Avez-vous déjà ramassé des espèces de poches rectangulaires rigides sur la plage, et saviez-vous qu’elles peuvent contenir non seulement des bébés requins, mais également des informations capitales pour les scientifiques ? Les oothèques, ou « capsules d’œufs », sont les œufs produits par certains poissons cartilagineux (chondrichtyens), comme les requins, les raies, ou les chimères. Les spécialistes qui étudient ces espèces considèrent depuis longtemps que ces capsules aux formes variées sont d’excellents indicateurs taxonomiques, c’est-à-dire qu’une espèce est facilement identifiable à partir de son oothèque. Mais la difficulté avec les oothèques, parfois appelées « bourses de sirènes », c’est qu’on ne les trouve pas souvent accompagnées du poisson qui les a pondues ! Voilà qui complique bien la tâche des chercheurs, et ce ne sont pas les auteurs de cette récente étude parue dans le Journal of Fish Biology qui diront le contraire.
Tout a commencé par la description en 2011 d’oothèques avec une étrange morphologie, leurs deux faces étaient couvertes de stries qui, une fois coupées transversalement, montraient une forme de T bien particulière.

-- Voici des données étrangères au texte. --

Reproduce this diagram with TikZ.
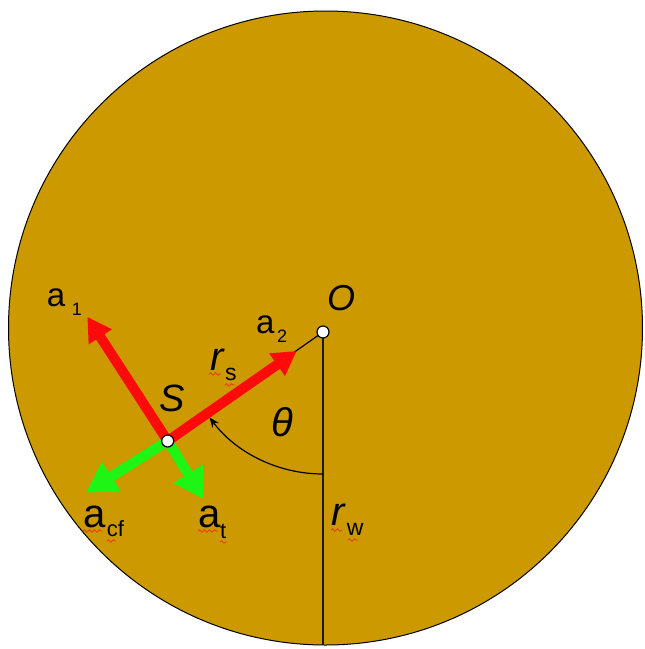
\documentclass[tikz,border=0pt]{standalone}
\usepackage{fontspec}
\setmainfont{Liberation Sans}
\usetikzlibrary{arrows.meta,decorations.pathmorphing}
\definecolor{wheel}{RGB}{204,153,0}
\definecolor{vred}{RGB}{255,10,10}
\definecolor{vgreen}{RGB}{30,245,20}
\definecolor{squig}{RGB}{232,64,20}
\begin{document}
\begin{tikzpicture}[x=1pt,y=-1pt,
  lbl/.style={inner sep=0pt, anchor=base west},
  big/.style={font=\fontsize{33}{33}\selectfont},
  huge/.style={font=\fontsize{40}{40}\selectfont},
  ital/.style={font=\itshape\fontsize{#1}{#1}\selectfont},
  sub/.style={font=\fontsize{#1}{#1}\selectfont},
  dot/.style={circle, draw=black, fill=white, line width=1.2pt, minimum size=12pt, inner sep=0pt},
  redarrow/.style={draw=vred, line width=10pt, -{Triangle[length=24pt,width=26pt]}},
  greenarrow/.style={draw=vgreen, line width=10pt, -{Triangle[length=30pt,width=33pt]}},
  squiggle/.style={draw=squig, line width=0.9pt, decorate, decoration={snake, segment length=5pt, amplitude=1.2pt}}
]
\useasboundingbox (0,0) rectangle (645,649);
% wheel
\filldraw[fill=wheel, draw=black, line width=1pt] (325.5,328) circle[radius=317];
% key points
\coordinate (O) at (323,332);
\coordinate (S) at (167.7,441);
\coordinate (bot) at (323,645);
\coordinate (a1tip) at (87.3,316.7);
\coordinate (a2tip) at (296.7,351);
\coordinate (acftip) at (86,492.7);
\coordinate (attip) at (204,499.3);
% radius lines
\draw[line width=1.8pt, black!85!wheel] (O) -- (bot);
\draw[line width=1.2pt] (S) -- (O);
% theta arc
\draw[line width=1.2pt, -{Stealth[length=10pt,width=8pt]}]
  ([shift={(90:142)}]O) arc[start angle=90, end angle=143, radius=142];
% acceleration arrows
\draw[greenarrow] (S) -- (acftip);
\draw[greenarrow] (S) -- (attip);
\draw[redarrow] (S) -- (a1tip);
\draw[redarrow] (S) -- (a2tip);
% points
\node[dot] (Sdot) at (S) {};
\node[dot] (Odot) at (O) {};
% labels
\node[lbl, ital=36] (Olbl) at (327,310) {O};
\node[lbl, ital=38] (Slbl) at (159,411.7) {S};
\node[lbl, ital=40] (th) at (271.7,436) {θ};
\node[lbl, big] (a1) at (46.7,306.7) {a};
\node[lbl, sub=18] (a1s) at (71.7,315) {1};
\node[lbl, big] (a2) at (256,333) {a};
\node[lbl, sub=18] (a2s) at (277,342.7) {2};
\node[lbl, ital=40] (rs) at (210,370) {r};
\node[lbl, sub=23] (rss) at (225,380) {s};
\node[lbl, huge] (acf) at (83.3,527) {a};
\node[lbl, sub=22] (acfs) at (106.7,536.7) {cf};
\node[lbl, huge] (at) at (198.3,527) {a};
\node[lbl, sub=22] (ats) at (220,538) {t};
\node[lbl, ital=40] (rw) at (331.7,525) {r};
\node[lbl, sub=23] (rws) at (346.7,535) {w};
% spell-check squiggles
\draw[squiggle] (83,531) -- (103,531);
\draw[squiggle] (107,541) -- (116,541);
\draw[squiggle] (198,531) -- (218,531);
\draw[squiggle] (220,542) -- (227,542);
\draw[squiggle] (209,374) -- (221,374);
\draw[squiggle] (225,385) -- (235,385);
\draw[squiggle] (331,530) -- (342,530);
\draw[squiggle] (348,540) -- (358,540);
\end{tikzpicture}
\end{document}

Le premier chercheur, après avoir examiné l’embryon contenu dans un des œufs, en a conclu qu’il appartenait au genre Apristurus, un groupe de roussettes, ou requins-chats.
C’est là que les problèmes commencent, car Apristurus est le plus diversifié des genres de requins ovipares, avec 40 espèces, dont huit vivent en Australie, là où les œufs ont été retrouvés. Heureusement, les scientifiques ont pu éliminer les espèces d’Apristurus dont l’oothèque ne correspondait pas à cette morphologie, et sur les huit il en est resté… aucune.
Mais grâce aux efforts des chercheurs, les musées australiens ont été fouillés au peigne fin pour trouver un spécimen d’Apristurus collecté dans le même environnement que les oothèques, et une femelle adulte a été remise au jour. Son abdomen a pu être examiné : il ne contenait qu’un seul œuf, et il était strié. Miracle !
Les biologistes détenaient enfin une preuve qu’il s’agissait bien d’une nouvelle espèce de roussette, qu’ils baptisèrent Apristurus ovicorrugatus, qui signifie « œufs ondulés ».